- WRITTEN REQUEST -
List each line of the data that holds the string "this".

- PROVIDED ENTRIES -
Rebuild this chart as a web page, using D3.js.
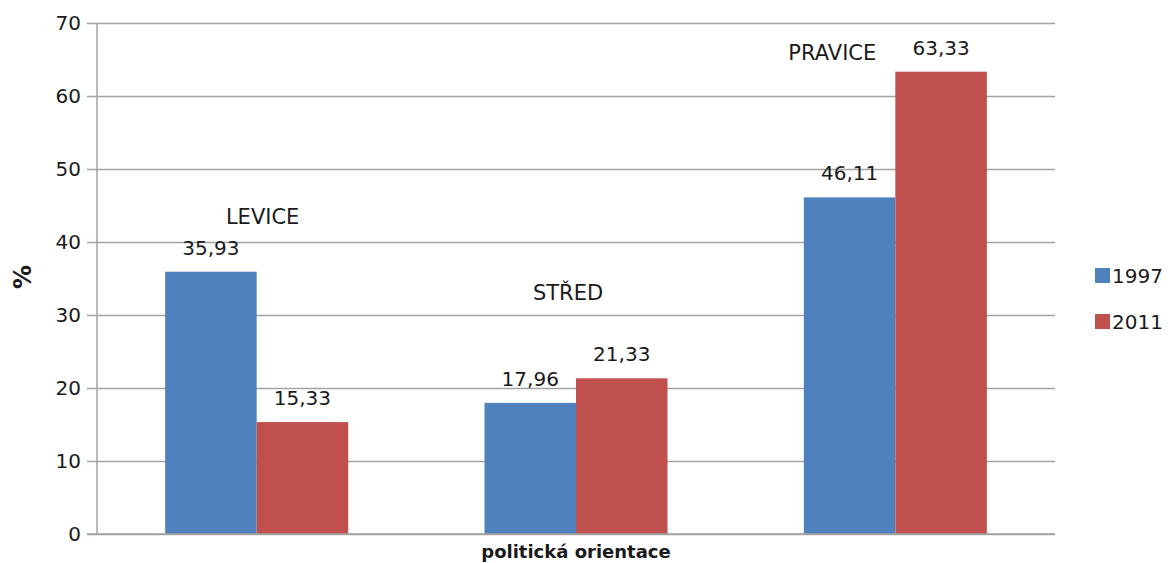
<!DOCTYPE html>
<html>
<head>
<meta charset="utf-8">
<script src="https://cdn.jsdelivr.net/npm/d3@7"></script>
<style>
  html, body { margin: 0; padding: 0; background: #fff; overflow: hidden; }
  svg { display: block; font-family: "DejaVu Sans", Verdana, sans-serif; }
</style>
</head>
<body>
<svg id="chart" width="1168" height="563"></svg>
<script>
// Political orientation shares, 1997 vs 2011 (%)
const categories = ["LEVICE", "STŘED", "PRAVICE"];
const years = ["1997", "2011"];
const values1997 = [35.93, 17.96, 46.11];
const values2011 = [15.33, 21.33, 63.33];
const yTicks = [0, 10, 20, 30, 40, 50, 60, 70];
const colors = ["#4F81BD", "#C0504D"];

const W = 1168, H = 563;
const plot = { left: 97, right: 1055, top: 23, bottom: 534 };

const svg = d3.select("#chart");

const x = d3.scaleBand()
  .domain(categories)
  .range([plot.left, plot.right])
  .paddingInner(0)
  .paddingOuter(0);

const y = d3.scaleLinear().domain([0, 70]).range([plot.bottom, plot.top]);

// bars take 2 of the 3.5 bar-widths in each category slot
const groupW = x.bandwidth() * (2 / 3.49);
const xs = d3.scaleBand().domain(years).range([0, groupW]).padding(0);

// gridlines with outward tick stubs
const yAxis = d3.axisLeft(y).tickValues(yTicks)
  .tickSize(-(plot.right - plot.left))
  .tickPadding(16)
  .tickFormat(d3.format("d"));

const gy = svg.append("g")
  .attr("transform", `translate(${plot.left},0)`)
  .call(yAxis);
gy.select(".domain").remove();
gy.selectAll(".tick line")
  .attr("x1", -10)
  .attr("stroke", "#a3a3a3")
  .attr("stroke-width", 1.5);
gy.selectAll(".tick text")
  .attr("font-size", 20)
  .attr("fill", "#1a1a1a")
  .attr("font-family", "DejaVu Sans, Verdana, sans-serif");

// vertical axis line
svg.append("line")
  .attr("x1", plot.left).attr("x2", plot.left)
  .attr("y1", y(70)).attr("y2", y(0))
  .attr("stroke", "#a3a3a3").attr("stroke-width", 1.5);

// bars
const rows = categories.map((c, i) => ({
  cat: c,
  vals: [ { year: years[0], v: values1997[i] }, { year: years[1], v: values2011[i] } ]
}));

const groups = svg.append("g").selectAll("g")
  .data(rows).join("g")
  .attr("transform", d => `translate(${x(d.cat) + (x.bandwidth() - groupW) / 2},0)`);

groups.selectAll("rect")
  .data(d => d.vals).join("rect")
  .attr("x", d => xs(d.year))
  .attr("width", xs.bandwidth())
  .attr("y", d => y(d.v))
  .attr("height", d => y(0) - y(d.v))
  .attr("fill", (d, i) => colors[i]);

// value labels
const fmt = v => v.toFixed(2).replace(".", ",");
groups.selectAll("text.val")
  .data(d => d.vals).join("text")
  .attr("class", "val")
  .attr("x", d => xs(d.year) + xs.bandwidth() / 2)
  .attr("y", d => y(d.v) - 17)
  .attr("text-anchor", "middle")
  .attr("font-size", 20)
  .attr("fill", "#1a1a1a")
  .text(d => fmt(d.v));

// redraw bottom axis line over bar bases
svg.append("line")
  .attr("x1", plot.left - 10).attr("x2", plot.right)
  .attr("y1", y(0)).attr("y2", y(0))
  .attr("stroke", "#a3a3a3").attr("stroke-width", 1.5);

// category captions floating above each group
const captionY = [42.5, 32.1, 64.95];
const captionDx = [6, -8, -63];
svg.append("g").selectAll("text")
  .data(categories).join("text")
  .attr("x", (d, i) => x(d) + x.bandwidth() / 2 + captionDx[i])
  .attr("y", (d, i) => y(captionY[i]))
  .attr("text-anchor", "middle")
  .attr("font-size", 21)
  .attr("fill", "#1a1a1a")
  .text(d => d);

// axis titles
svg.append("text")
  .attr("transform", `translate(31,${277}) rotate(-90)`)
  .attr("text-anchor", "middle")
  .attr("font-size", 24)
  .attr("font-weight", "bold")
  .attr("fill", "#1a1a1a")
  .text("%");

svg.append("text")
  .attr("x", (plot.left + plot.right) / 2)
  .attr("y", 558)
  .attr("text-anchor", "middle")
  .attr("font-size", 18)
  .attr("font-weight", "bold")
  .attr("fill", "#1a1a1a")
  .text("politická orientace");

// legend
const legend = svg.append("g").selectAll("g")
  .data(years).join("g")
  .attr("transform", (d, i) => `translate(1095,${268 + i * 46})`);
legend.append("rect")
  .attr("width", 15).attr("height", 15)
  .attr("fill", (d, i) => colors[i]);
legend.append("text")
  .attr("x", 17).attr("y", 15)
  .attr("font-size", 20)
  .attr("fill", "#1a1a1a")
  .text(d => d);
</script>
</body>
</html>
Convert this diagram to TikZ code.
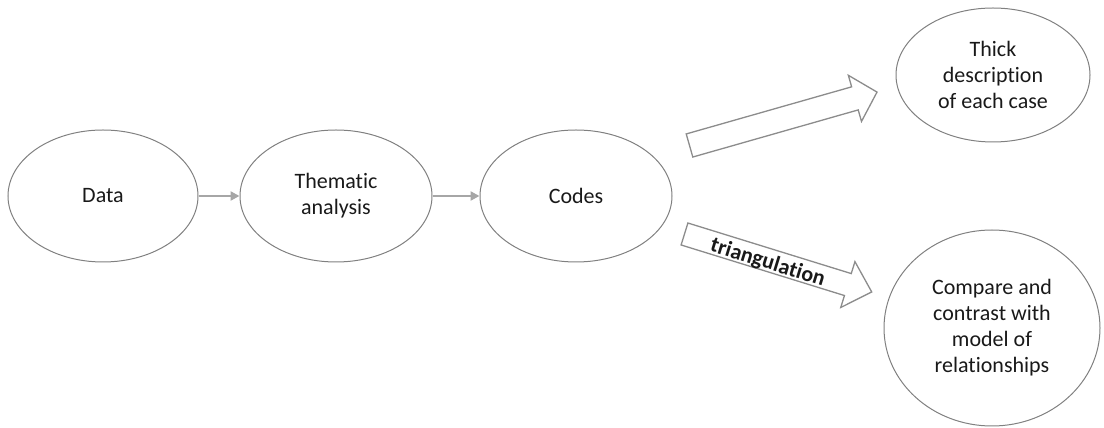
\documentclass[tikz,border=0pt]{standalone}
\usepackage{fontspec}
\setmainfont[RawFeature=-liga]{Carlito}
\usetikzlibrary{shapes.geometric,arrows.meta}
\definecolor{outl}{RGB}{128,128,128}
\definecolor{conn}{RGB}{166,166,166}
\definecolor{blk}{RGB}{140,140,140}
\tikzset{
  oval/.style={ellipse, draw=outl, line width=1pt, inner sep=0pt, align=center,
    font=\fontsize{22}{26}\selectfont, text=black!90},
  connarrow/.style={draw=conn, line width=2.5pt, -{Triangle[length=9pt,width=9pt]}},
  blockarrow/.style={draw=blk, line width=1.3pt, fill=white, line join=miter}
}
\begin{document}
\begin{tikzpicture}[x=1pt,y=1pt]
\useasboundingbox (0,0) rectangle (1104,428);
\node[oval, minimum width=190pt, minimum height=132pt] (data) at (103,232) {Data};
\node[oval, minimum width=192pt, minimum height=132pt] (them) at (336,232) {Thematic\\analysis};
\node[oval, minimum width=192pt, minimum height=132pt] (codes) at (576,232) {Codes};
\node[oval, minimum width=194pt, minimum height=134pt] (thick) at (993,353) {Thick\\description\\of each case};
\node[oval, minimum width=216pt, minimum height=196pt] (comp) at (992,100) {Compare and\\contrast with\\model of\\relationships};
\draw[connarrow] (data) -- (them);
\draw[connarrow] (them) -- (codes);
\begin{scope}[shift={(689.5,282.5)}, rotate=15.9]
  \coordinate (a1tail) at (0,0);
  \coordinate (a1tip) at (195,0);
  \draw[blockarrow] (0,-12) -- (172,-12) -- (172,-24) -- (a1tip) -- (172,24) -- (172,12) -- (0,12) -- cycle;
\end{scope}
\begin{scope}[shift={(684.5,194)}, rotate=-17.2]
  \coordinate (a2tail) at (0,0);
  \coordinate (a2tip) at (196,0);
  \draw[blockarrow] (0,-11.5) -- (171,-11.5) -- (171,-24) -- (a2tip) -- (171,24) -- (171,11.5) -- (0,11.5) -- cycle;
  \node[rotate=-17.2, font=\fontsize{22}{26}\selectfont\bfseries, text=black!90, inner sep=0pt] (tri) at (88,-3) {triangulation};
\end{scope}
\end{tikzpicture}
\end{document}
---
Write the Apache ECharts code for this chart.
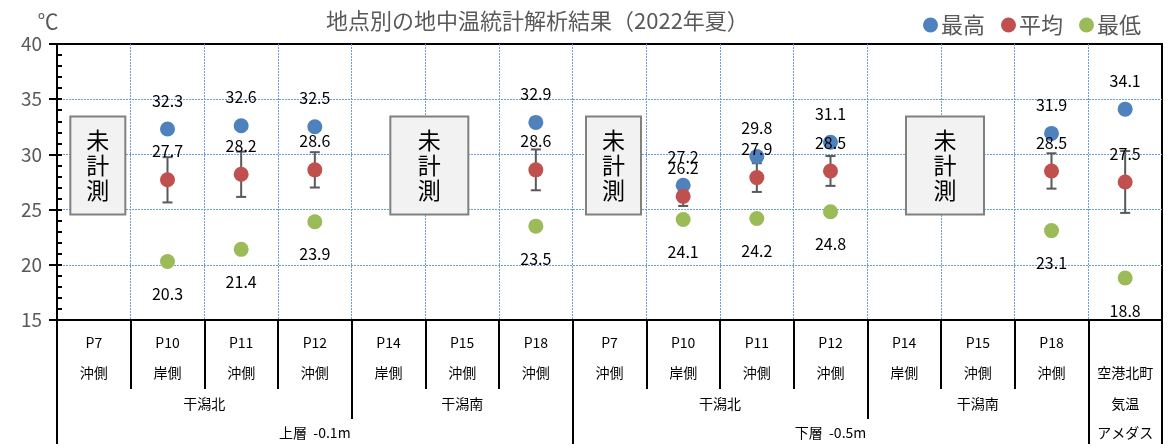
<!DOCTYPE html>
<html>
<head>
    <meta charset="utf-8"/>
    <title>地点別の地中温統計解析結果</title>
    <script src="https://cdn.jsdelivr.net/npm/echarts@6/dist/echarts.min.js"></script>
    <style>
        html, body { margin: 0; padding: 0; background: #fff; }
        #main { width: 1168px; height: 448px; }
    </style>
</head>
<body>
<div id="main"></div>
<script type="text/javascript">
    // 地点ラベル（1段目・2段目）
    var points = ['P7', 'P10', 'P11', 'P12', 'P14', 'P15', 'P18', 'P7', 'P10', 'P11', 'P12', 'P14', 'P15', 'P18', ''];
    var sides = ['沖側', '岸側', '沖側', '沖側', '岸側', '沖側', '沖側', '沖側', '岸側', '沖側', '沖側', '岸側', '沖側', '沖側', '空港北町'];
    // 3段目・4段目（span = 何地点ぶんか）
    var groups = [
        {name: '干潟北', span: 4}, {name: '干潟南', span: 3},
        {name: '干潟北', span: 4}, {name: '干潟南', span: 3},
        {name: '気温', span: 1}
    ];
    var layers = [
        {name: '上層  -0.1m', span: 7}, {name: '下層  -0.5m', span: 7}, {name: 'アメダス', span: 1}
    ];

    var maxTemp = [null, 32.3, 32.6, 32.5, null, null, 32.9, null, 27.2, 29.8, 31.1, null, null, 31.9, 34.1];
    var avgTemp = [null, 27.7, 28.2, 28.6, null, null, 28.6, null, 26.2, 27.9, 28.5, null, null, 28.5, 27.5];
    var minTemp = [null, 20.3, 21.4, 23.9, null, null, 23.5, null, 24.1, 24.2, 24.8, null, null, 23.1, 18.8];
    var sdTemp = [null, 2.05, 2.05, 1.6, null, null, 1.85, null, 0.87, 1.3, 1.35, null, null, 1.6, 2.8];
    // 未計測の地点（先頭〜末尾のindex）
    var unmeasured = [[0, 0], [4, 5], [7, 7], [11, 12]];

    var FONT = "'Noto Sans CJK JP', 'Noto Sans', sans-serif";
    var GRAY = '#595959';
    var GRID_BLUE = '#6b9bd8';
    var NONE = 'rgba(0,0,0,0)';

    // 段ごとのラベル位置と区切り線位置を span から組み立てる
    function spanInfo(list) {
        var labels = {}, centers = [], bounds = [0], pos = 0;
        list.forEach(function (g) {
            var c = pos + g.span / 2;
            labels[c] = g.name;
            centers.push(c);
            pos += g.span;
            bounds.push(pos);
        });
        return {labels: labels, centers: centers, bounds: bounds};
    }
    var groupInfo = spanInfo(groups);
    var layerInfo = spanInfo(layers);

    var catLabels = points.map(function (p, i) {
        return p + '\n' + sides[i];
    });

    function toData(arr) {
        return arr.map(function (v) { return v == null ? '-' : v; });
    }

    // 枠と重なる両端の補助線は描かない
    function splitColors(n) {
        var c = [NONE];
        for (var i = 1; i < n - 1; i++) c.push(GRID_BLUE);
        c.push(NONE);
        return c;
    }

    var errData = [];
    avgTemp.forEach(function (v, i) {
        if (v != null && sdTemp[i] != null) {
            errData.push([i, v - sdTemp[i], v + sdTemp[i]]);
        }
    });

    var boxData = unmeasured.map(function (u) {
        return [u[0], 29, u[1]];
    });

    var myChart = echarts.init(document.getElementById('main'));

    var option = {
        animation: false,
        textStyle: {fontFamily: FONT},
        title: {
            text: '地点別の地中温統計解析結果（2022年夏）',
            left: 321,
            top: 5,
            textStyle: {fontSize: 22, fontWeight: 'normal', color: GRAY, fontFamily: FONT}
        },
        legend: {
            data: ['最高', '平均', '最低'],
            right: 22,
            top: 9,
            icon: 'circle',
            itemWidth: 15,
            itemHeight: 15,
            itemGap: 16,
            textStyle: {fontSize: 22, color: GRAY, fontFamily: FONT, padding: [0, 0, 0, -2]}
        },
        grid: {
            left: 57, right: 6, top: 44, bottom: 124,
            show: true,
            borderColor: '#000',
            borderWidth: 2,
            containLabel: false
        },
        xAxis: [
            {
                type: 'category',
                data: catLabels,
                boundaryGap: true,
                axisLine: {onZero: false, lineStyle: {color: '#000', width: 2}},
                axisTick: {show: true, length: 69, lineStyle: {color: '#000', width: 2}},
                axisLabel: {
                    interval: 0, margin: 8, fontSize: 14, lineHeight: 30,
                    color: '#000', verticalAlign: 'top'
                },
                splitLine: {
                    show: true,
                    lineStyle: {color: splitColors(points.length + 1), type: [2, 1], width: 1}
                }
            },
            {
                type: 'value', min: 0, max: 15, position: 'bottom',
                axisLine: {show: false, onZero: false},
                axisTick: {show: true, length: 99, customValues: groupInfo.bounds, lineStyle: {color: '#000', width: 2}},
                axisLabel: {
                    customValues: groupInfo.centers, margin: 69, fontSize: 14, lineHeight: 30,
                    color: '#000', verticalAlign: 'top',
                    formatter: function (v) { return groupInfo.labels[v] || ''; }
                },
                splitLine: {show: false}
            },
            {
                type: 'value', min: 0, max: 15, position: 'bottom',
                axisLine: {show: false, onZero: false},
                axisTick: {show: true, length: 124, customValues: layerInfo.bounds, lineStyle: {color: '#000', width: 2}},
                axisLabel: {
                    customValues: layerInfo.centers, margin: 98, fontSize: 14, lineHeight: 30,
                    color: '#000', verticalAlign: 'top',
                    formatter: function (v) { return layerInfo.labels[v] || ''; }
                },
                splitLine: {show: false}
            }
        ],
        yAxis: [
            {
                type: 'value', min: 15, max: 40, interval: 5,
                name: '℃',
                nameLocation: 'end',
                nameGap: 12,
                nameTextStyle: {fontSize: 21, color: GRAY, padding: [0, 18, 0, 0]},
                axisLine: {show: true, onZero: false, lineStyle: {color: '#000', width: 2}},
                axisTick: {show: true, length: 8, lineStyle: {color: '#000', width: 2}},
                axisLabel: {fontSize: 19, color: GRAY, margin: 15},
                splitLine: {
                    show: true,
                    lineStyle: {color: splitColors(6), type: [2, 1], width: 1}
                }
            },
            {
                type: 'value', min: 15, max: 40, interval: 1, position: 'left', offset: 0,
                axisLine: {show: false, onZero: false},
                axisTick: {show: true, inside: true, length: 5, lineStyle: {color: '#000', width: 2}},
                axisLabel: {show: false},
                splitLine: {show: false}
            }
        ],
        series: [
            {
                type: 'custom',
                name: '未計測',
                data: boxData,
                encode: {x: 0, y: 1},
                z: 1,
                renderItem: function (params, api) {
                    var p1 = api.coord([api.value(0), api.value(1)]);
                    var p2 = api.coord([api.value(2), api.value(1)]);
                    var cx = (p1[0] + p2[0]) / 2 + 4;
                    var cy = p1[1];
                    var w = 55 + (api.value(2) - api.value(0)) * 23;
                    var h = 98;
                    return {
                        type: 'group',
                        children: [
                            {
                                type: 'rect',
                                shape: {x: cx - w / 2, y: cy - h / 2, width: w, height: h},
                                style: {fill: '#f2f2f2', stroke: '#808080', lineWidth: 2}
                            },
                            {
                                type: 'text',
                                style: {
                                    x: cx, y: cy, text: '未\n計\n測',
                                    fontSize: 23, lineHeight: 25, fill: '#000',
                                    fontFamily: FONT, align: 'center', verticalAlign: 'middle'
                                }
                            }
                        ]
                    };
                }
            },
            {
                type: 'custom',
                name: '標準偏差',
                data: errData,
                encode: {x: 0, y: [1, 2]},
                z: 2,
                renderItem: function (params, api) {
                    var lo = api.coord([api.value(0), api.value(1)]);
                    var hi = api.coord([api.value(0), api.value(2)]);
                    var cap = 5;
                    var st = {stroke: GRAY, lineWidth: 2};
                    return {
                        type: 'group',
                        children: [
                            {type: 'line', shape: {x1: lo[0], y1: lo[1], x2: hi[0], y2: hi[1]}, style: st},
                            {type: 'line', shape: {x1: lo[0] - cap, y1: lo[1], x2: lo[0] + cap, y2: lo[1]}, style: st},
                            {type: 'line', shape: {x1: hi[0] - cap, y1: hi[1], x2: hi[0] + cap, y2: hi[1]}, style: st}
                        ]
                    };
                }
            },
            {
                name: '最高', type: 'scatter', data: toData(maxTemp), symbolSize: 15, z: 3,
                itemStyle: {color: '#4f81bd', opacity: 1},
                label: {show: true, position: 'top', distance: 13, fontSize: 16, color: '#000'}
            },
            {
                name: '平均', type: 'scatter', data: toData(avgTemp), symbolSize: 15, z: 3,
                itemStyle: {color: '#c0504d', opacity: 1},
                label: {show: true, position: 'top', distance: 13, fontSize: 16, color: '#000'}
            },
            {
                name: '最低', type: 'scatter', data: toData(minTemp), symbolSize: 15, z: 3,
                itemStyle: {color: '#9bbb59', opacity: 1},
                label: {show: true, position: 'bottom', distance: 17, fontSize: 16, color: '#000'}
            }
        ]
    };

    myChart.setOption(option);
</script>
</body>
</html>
...
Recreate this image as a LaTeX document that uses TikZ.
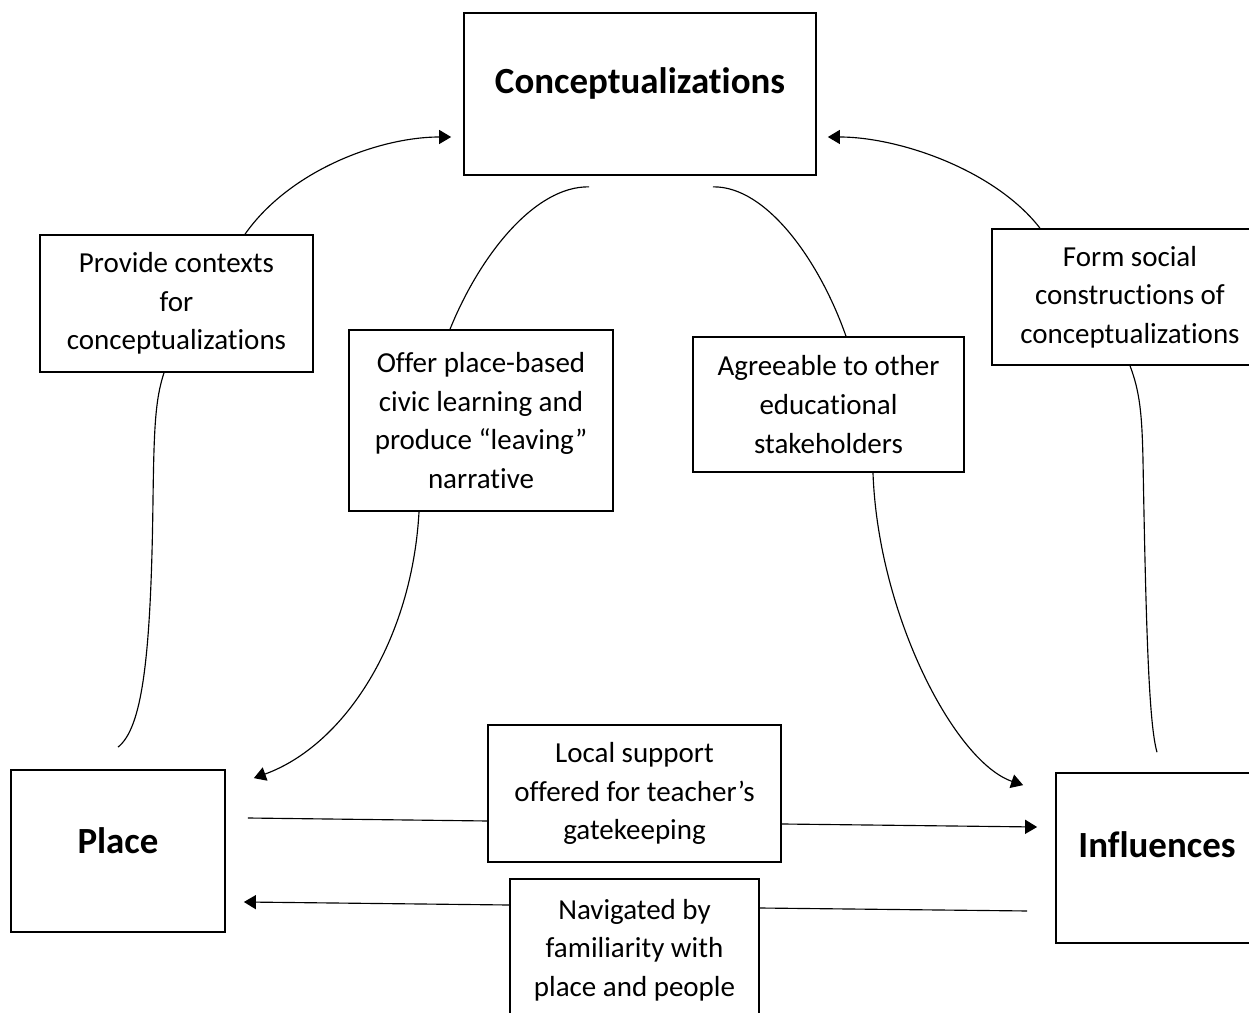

- COMPLETE ANSWER -
Rebuild this chart as a web page, using D3.js.
Convert this diagram to TikZ code.
Write the Apache ECharts code for this chart.
Recreate this image as a LaTeX document that uses TikZ.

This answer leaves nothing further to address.